What can you do? I don't want to critique your current therapist, and I truly don't know enough to do that, at all. But I will say that you must resolve not just the losses involved in your early family experiences but most primarily the sheer fearfulness of it. It wasn't safe for you to be in your home. People who should have protected you did not. This typically results in some seriously disruptive memories and distorting ways of thinking. All this can usually be productively addressed by a competent therapist who specializes in psychological trauma. Once you do that, most any therapist can finish what remains to be finished.
That's my central recommendation for you. Prioritize not the grief but the fear associated with your childhood. This will be life changing for you, I'll predict.

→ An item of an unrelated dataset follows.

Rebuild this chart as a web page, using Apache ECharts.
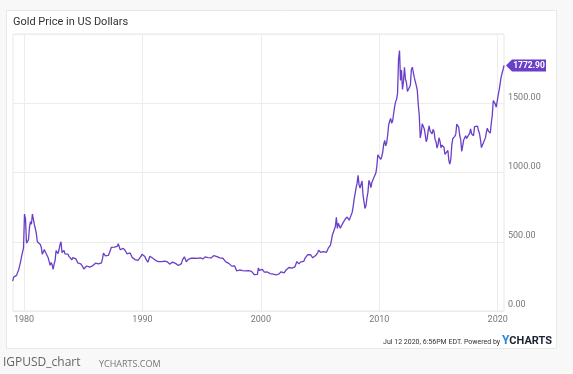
<!DOCTYPE html>
<html><head><meta charset="utf-8">
<script src="https://cdn.jsdelivr.net/npm/echarts@6/dist/echarts.min.js"></script>
<style>html,body{margin:0;padding:0;background:#f8f8f8;}#c{width:573px;height:374px;}</style>
</head><body><div id="c"></div>
<script>
// Monthly gold prices (USD)
const startYear = 1979;
const prices1979_1988 = [
  215,245,242,239,257,279,295,301,355,392,392,456,
  700,665,490,500,513,600,645,627,700,661,623,594,
  558,500,499,495,480,461,409,410,443,437,413,410,
  384,374,330,350,334,300,339,364,436,422,414,444,
  481,500,421,432,438,413,423,416,411,394,382,388,
  370,386,394,381,377,378,347,348,341,340,341,320,
  303,290,304,325,316,317,317,330,324,326,325,322,
  345,339,346,340,342,343,348,376,418,423,398,391,
  408,401,409,438,460,450,456,461,460,465,467,486,
  477,442,444,452,452,451,437,432,413,406,420,419
];
const prices1989_1998 = [
  404,388,390,384,371,367,375,365,362,367,394,409,
  410,417,393,374,369,352,362,395,389,381,381,378,
  384,364,363,358,357,367,368,356,349,358,360,361,
  354,354,345,338,337,341,353,343,345,344,335,334,
  329,330,330,342,367,372,392,379,355,365,373,383,
  387,382,384,377,381,386,385,380,391,389,384,379,
  379,376,382,391,385,387,386,383,383,383,386,387,
  400,405,396,393,392,385,383,387,383,381,378,369,
  355,346,352,344,344,341,324,324,323,325,306,289,
  289,297,296,308,299,292,293,284,289,296,294,291
];
const prices1999_2008 = [
  287,288,286,282,277,262,256,257,265,311,293,283,
  285,300,286,280,275,286,282,275,273,270,266,272,
  266,262,263,260,272,270,268,273,283,283,276,276,
  282,296,294,302,314,322,314,310,319,317,319,333,
  357,359,340,328,355,356,351,359,378,379,389,407,
  414,405,406,404,384,392,398,400,406,420,439,442,
  424,423,434,429,422,431,424,437,456,470,476,510,
  549,555,557,610,676,596,633,632,598,585,627,629,
  631,664,655,679,667,655,665,665,712,754,806,803,
  889,923,980,909,888,890,939,839,829,740,760,816
];
const prices2009_2020 = [
  858,943,924,890,928,945,934,949,996,1043,1127,1134,
  1118,1095,1114,1148,1205,1232,1193,1215,1271,1343,1370,1391,
  1356,1372,1424,1474,1510,1528,1572,1820,1880,1665,1739,1600,
  1656,1760,1673,1650,1585,1596,1594,1630,1744,1760,1722,1685,
  1671,1627,1593,1487,1414,1250,1286,1352,1349,1316,1275,1222,
  1244,1300,1336,1299,1288,1279,1311,1296,1239,1222,1176,1201,
  1251,1227,1179,1198,1199,1182,1131,1117,1125,1159,1086,1060,
  1097,1200,1246,1242,1261,1276,1350,1341,1326,1267,1238,1152,
  1192,1234,1231,1266,1246,1260,1237,1283,1315,1280,1283,1265,
  1331,1331,1325,1335,1303,1282,1238,1180,1198,1215,1221,1250,
  1291,1320,1300,1286,1284,1359,1413,1520,1510,1495,1471,1480,
  1560,1597,1600,1690,1720,1745
];
const lastPoint = [2020.53, 1772.90];
const xTicks = [1980, 1990, 2000, 2010, 2020];

const allPrices = [].concat(prices1979_1988, prices1989_1998, prices1999_2008, prices2009_2020);
const seriesData = allPrices.map((v, i) => [startYear + (i + 0.5) / 12, v]);
seriesData.push(lastPoint);

const chart = echarts.init(document.getElementById('c'));
const purple = '#6a3fc8';
chart.setOption({
  backgroundColor: '#f8f8f8',
  animation: false,
  graphic: [
    {type: 'rect', shape: {x: 6.5, y: 10.5, width: 550, height: 338}, style: {fill: '#fff', stroke: '#e8e8e8', lineWidth: 1}, z: -10},
    {type: 'text', left: 13, top: 17, style: {text: 'Gold Price in US Dollars', font: '11px Roboto', fill: '#333'}},
    {type: 'text', right: 21, top: 335, style: {
      text: '{a|Jul 12 2020, 6:56PM EDT. Powered by }{y|Y}{b|CHARTS}',
      rich: {
        a: {font: '7px Roboto', fill: '#333', verticalAlign: 'bottom', padding: [0, 0, 1, 0]},
        y: {font: 'bold 12px Roboto', fill: '#2a8ad8', verticalAlign: 'bottom'},
        b: {font: 'bold 11px Roboto', fill: '#1b2430', verticalAlign: 'bottom'}
      }
    }},
    {type: 'text', left: 3, top: 357, style: {text: 'IGPUSD_chart', font: '12px "Open Sans"', fill: '#666'}},
    {type: 'text', left: 99, top: 360, style: {text: 'YCHARTS.COM', font: '9px "Open Sans"', fill: '#777'}}
  ],
  grid: {left: 13, right: 69, top: 34, bottom: 63, show: true, borderColor: '#e8e8e8', borderWidth: 1, backgroundColor: 'transparent'},
  xAxis: {
    type: 'value', min: 1979.07, max: 2020.53,
    axisLine: {show: false}, axisTick: {show: false, customValues: xTicks},
    axisLabel: {customValues: xTicks, formatter: v => String(Math.round(v)), color: '#777', fontSize: 9, fontFamily: 'Roboto', margin: 4},
    splitLine: {show: true, lineStyle: {color: '#ececec', width: 1}}
  },
  yAxis: {
    type: 'value', position: 'right', min: 0, max: 2000, interval: 500,
    axisLine: {show: false}, axisTick: {show: false},
    axisLabel: {formatter: v => v >= 2000 ? '' : v.toFixed(2), color: '#777', fontSize: 9, fontFamily: 'Roboto', margin: 4, align: 'left', verticalAlign: 'bottom', lineHeight: 12},
    splitLine: {show: true, lineStyle: {color: '#ececec', width: 1}}
  },
  series: [{
    type: 'line', data: seriesData, showSymbol: false, symbol: 'none',
    lineStyle: {color: purple, width: 1.3}, clip: false,
    markPoint: {
      silent: true,
      data: [{coord: lastPoint, value: lastPoint[1]}],
      symbol: 'path://M0,6 L6,0 L40,0 L40,12 L6,12 Z',
      symbolSize: [40, 12], symbolOffset: [22, 0], symbolKeepAspect: false,
      itemStyle: {color: purple},
      label: {show: true, position: 'inside', formatter: p => p.value.toFixed(2), color: '#fff', fontSize: 8.5, fontWeight: 'bold', fontFamily: 'Roboto', offset: [3, 0]}
    }
  }]
});
</script></body></html>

I hope for the very best for you. Don't give up!
And congratulations on being able to have an intimate relationship with someone you love. That is a very good indicator, to me, that you can resolve these awful issues you have written about.
I'm so sorry to hear of you losses. That's a large burden to carry forward through your days. I don't think your class is going to be sufficient, although it's likely helpful and informative, and you should probably stay with it. Serious grief such as yours justifies some time with a therapist. I've worked with a lot of grief, and I can tell you that if it's treated like trauma, it resolves remarkable well and rather easily. This may surprise you, but it's true. Find a person who specializes in working with trauma - you'll be glad you did. We who do this work always work also with grief, because where there's trauma there's grief.
I've seen (and helped) people get through some really awful losses - and some of them have been suffering for years. It absolutely can be done. You just need to find someone who knows what they're doing. I would estimate that if you don't have other issues (like loss and trauma in childhood), you could successfully work past what you've told me about in only a very few months.
I wish you all the best in your journey.
It sounds to me like you may not have a therapist who is trained to TREAT trauma. Talk therapy just won't do it. NO ONE should struggle for years with PTSD. No one. That's just not necessary or justifiable.
So, that's you first issue.
Your second is losses. Doing trauma processing can be a huge help. After that, what you must to is work deliberately to construct a good life. You build this like you build a house - piece by piece. It's your life - make it like you want it. I can't tell you how to do that in this space. But I will suggest this: there are some excellent books and articles coming out now about happiness. Really good stuff. Here's one: Hanson, R. (2013). Hardwiring happiness: the new brain science of contentment, calm, and confidence. http://www.amazon.com/gp/product/0385347316/ref=wms_ohs_product?ie=UTF8&psc=1
I will be writing a review of this book soon. Notice about it will be posted to all the usual social media outlets.
But...deal with the trauma first.
About "quick" trauma therapy: if all depends upon how many traumatic events occurred, the spacing, and how old you were. The more events, and the younger the victim, the long therapy will take. A single event, happening to an adult, can be handled in a couple of sessions, IF the person is ready to do the work. If there are multiple events - spread out over years, during childhood, it may take a couple of years. This assumes you're actually dealing with someone TRAINED to deal with trauma.
I hope this helps your in your thinking.